MATERIAL:
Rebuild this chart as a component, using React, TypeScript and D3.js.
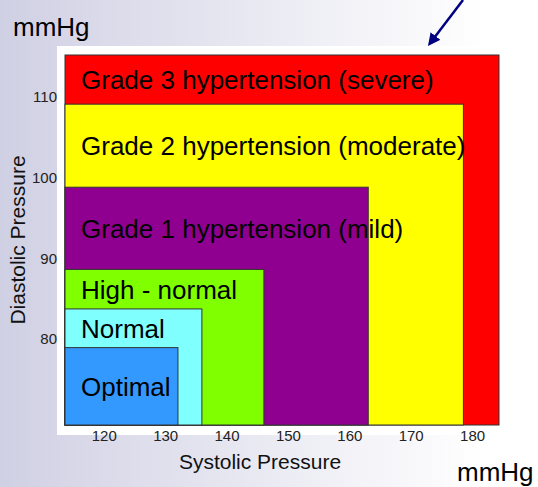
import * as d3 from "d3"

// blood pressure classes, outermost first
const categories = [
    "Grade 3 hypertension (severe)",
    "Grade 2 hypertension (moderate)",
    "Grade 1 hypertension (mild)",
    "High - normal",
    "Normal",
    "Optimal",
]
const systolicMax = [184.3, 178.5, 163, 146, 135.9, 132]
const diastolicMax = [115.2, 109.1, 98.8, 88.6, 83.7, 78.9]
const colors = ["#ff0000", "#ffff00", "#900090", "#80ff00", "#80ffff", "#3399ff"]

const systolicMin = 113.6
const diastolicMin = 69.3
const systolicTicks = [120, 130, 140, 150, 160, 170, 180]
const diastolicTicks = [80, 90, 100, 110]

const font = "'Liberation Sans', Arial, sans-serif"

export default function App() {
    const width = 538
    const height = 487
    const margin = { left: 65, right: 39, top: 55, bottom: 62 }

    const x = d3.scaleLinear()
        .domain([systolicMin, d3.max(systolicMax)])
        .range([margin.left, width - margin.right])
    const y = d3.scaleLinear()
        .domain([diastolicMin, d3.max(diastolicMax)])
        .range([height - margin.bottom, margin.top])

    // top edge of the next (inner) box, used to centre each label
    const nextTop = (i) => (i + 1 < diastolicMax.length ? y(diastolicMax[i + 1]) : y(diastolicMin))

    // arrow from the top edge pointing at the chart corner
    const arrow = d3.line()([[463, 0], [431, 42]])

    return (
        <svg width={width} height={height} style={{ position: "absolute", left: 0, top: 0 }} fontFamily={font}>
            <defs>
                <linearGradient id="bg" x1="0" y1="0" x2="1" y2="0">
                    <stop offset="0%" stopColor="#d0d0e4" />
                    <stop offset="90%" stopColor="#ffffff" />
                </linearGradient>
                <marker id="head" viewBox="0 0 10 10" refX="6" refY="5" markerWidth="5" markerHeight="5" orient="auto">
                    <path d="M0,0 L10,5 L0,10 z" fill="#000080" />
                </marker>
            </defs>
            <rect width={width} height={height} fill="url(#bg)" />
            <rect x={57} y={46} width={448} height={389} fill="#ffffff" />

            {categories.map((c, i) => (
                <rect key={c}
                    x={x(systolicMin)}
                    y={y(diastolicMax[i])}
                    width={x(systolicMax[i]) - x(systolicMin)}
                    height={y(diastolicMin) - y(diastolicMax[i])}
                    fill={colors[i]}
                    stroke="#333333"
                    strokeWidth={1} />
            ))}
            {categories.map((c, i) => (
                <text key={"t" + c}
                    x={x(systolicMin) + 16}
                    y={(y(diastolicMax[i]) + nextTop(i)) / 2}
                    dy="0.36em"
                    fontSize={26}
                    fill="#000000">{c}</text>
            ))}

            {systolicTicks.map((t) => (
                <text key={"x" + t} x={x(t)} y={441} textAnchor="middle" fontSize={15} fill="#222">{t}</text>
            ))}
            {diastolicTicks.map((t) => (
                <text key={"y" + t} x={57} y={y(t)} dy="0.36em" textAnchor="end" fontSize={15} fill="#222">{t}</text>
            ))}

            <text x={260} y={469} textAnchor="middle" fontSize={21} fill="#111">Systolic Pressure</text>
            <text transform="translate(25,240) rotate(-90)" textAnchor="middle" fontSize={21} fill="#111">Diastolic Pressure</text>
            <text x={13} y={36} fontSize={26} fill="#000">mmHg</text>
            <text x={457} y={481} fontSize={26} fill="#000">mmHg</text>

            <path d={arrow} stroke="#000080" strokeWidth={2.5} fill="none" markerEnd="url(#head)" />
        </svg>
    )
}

TASK TO COMPLETE: Begin at the first line of the material and copy each line exactly through the one containing "const arrow = d3.line()([[463, 0], [431, 42]])". Omit pictures.

THE REPLY:
Rebuild this chart as a component, using React, TypeScript and D3.js.
import * as d3 from "d3"

// blood pressure classes, outermost first
const categories = [
    "Grade 3 hypertension (severe)",
    "Grade 2 hypertension (moderate)",
    "Grade 1 hypertension (mild)",
    "High - normal",
    "Normal",
    "Optimal",
]
const systolicMax = [184.3, 178.5, 163, 146, 135.9, 132]
const diastolicMax = [115.2, 109.1, 98.8, 88.6, 83.7, 78.9]
const colors = ["#ff0000", "#ffff00", "#900090", "#80ff00", "#80ffff", "#3399ff"]

const systolicMin = 113.6
const diastolicMin = 69.3
const systolicTicks = [120, 130, 140, 150, 160, 170, 180]
const diastolicTicks = [80, 90, 100, 110]

const font = "'Liberation Sans', Arial, sans-serif"

export default function App() {
    const width = 538
    const height = 487
    const margin = { left: 65, right: 39, top: 55, bottom: 62 }

    const x = d3.scaleLinear()
        .domain([systolicMin, d3.max(systolicMax)])
        .range([margin.left, width - margin.right])
    const y = d3.scaleLinear()
        .domain([diastolicMin, d3.max(diastolicMax)])
        .range([height - margin.bottom, margin.top])

    // top edge of the next (inner) box, used to centre each label
    const nextTop = (i) => (i + 1 < diastolicMax.length ? y(diastolicMax[i + 1]) : y(diastolicMin))

    // arrow from the top edge pointing at the chart corner
    const arrow = d3.line()([[463, 0], [431, 42]])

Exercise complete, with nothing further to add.